SET PROBLEM
Omit every picture, and retype the lines that run from the beginning of the data below through the line containing "plt.rcParams['font.family'] = ['Liberation", inclusive.

GIVEN MATERIAL
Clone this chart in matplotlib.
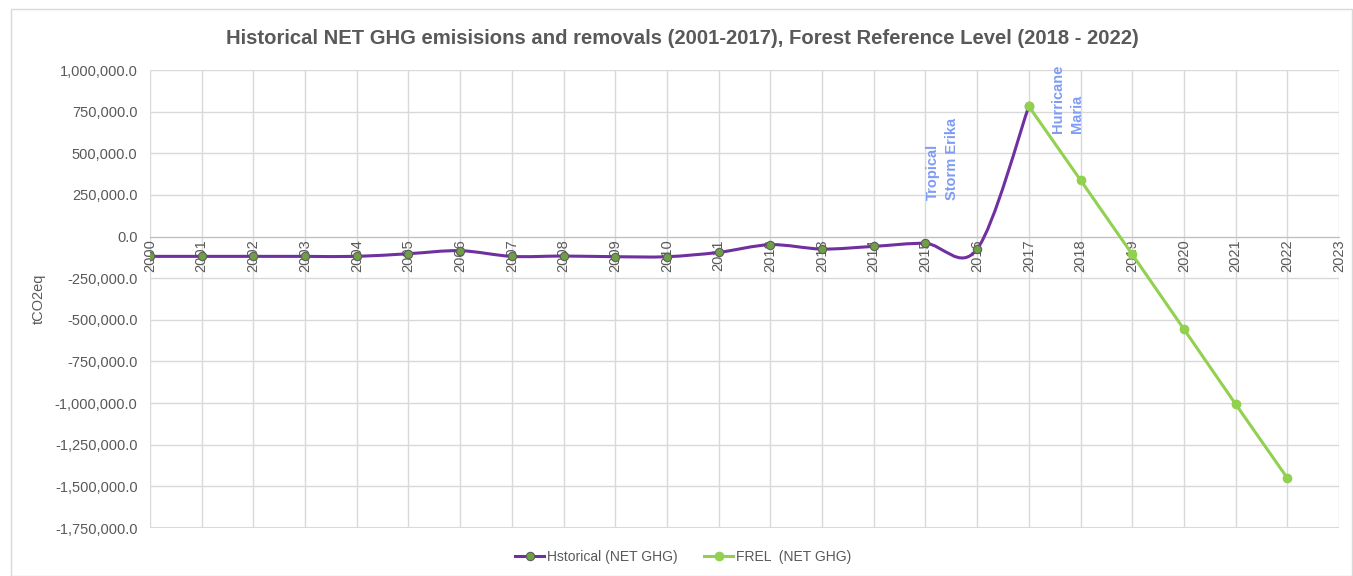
import numpy as np
import matplotlib.pyplot as plt
from matplotlib.path import Path
from matplotlib.patches import PathPatch, Rectangle
from matplotlib.lines import Line2D
from matplotlib.ticker import FuncFormatter, MultipleLocator

plt.rcParams['font.family'] = ['Liberation Sans', 'DejaVu Sans']

# Historical net emissions / removals (tCO2eq)
hist_years = list(range(2000, 2018))
hist_vals = [-119000, -119000, -119000, -119000, -119000, -103000, -85000, -119000, -117000,
             -121000, -121000, -95000, -49000, -75000, -59000, -41000, -75000, 782000]

# Forest reference level
frel_years = [2017, 2018, 2019, 2020, 2021, 2022]
frel_vals = [782000, 339000, -107000, -556000, -1006000, -1450000]

x_ticks = list(range(2000, 2024))

PURPLE = '#7030A0'
GREEN = '#92D050'
MARK = '#6E9F45'
GREY = '#595959'
NOTE = '#7F9CF5'


def smooth_path(xs, ys):
    # bezier curve through the points, like a "smoothed line" in a spreadsheet
    pts = np.column_stack([xs, ys]).astype(float)
    n = len(pts)
    verts = [pts[0]]
    codes = [Path.MOVETO]
    for i in range(n - 1):
        p0 = pts[i - 1] if i > 0 else pts[i]
        p1 = pts[i]
        p2 = pts[i + 1]
        p3 = pts[i + 2] if i + 2 < n else pts[i + 1]
        c1 = p1 + (p2 - p0) / 6.0
        c2 = p2 - (p3 - p1) / 6.0
        verts += [c1, c2, p2]
        codes += [Path.CURVE4] * 3
    return Path(verts, codes)


fig = plt.figure(figsize=(13.53, 5.76), dpi=100)
ax = fig.add_axes([150 / 1353, 1 - 528 / 576, (1339 - 150) / 1353, (528 - 70) / 576])

ax.set_xlim(2000, 2023)
ax.set_ylim(-1750000, 1000000)
ax.set_xticks(x_ticks)
ax.yaxis.set_major_locator(MultipleLocator(250000))
ax.yaxis.set_major_formatter(FuncFormatter(lambda v, p: f'{v:,.1f}'))
ax.grid(True, color='#D9D9D9', lw=1)
ax.set_axisbelow(True)

for s in ['top', 'right', 'left']:
    ax.spines[s].set_visible(False)
ax.spines['bottom'].set_position(('data', 0))
ax.spines['bottom'].set_color('#BFBFBF')
ax.axhline(-1750000, color='#D9D9D9', lw=1.5, zorder=0)

ax.tick_params(axis='x', length=0, pad=2, labelrotation=90, labelsize=10.5, colors=GREY)
ax.tick_params(axis='y', length=0, pad=9, labelsize=10.5, colors=GREY)
for lab in ax.get_xticklabels():
    lab.set_verticalalignment('top')

ax.add_patch(PathPatch(smooth_path(hist_years, hist_vals), facecolor='none',
                       edgecolor=PURPLE, lw=2.2, zorder=3))
ax.plot(hist_years, hist_vals, ls='none', marker='o', ms=6, mfc=MARK, mec='#5E5E5E',
        mew=0.8, zorder=4)
ax.plot(frel_years, frel_vals, color=GREEN, lw=2.2, marker='o', ms=6, mfc=GREEN,
        mec=GREEN, zorder=5)

ax.text(2015.33, 220000, 'Tropical\nStorm Erika', rotation=90, color=NOTE,
        fontsize=10.5, fontweight='bold', ha='center', va='bottom', multialignment='left',
        linespacing=1.45)
ax.text(2017.74, 622000, 'Hurricane\nMaria', rotation=90, color=NOTE,
        fontsize=10.5, fontweight='bold', ha='center', va='bottom', multialignment='left',
        linespacing=1.45)

ax.set_ylabel('tCO2eq', color=GREY, fontsize=10.5)
ax.yaxis.set_label_coords(-0.088, 0.5)

fig.text(0.5045, 1 - 38 / 576,
         'Historical NET GHG emisisions and removals (2001-2017), Forest Reference Level (2018 - 2022)',
         ha='center', va='center', fontsize=14.6, fontweight='bold', color=GREY)

handles = [
    Line2D([], [], color=PURPLE, lw=2.2, marker='o', ms=6, mfc=MARK, mec='#5E5E5E', mew=0.8),
    Line2D([], [], color=GREEN, lw=2.2, marker='o', ms=6, mfc=GREEN, mec=GREEN),
]
fig.legend(handles, ['Hstorical (NET GHG)', 'FREL  (NET GHG)'], loc='center',
           bbox_to_anchor=(0.505, 1 - 557 / 576), ncol=2, frameon=False, fontsize=10,
           labelcolor=GREY, handlelength=2.1, columnspacing=1.9, handletextpad=0.2)

fig.patches.append(Rectangle((11 / 1353, 0), 1 - 12 / 1353, 1 - 9 / 576, transform=fig.transFigure,
                             fill=False, edgecolor='#D9D9D9', lw=1))

fig.savefig('out.png', dpi=100)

CORRECT OUTPUT
Clone this chart in matplotlib.
import numpy as np
import matplotlib.pyplot as plt
from matplotlib.path import Path
from matplotlib.patches import PathPatch, Rectangle
from matplotlib.lines import Line2D
from matplotlib.ticker import FuncFormatter, MultipleLocator

plt.rcParams['font.family'] = ['Liberation Sans', 'DejaVu Sans']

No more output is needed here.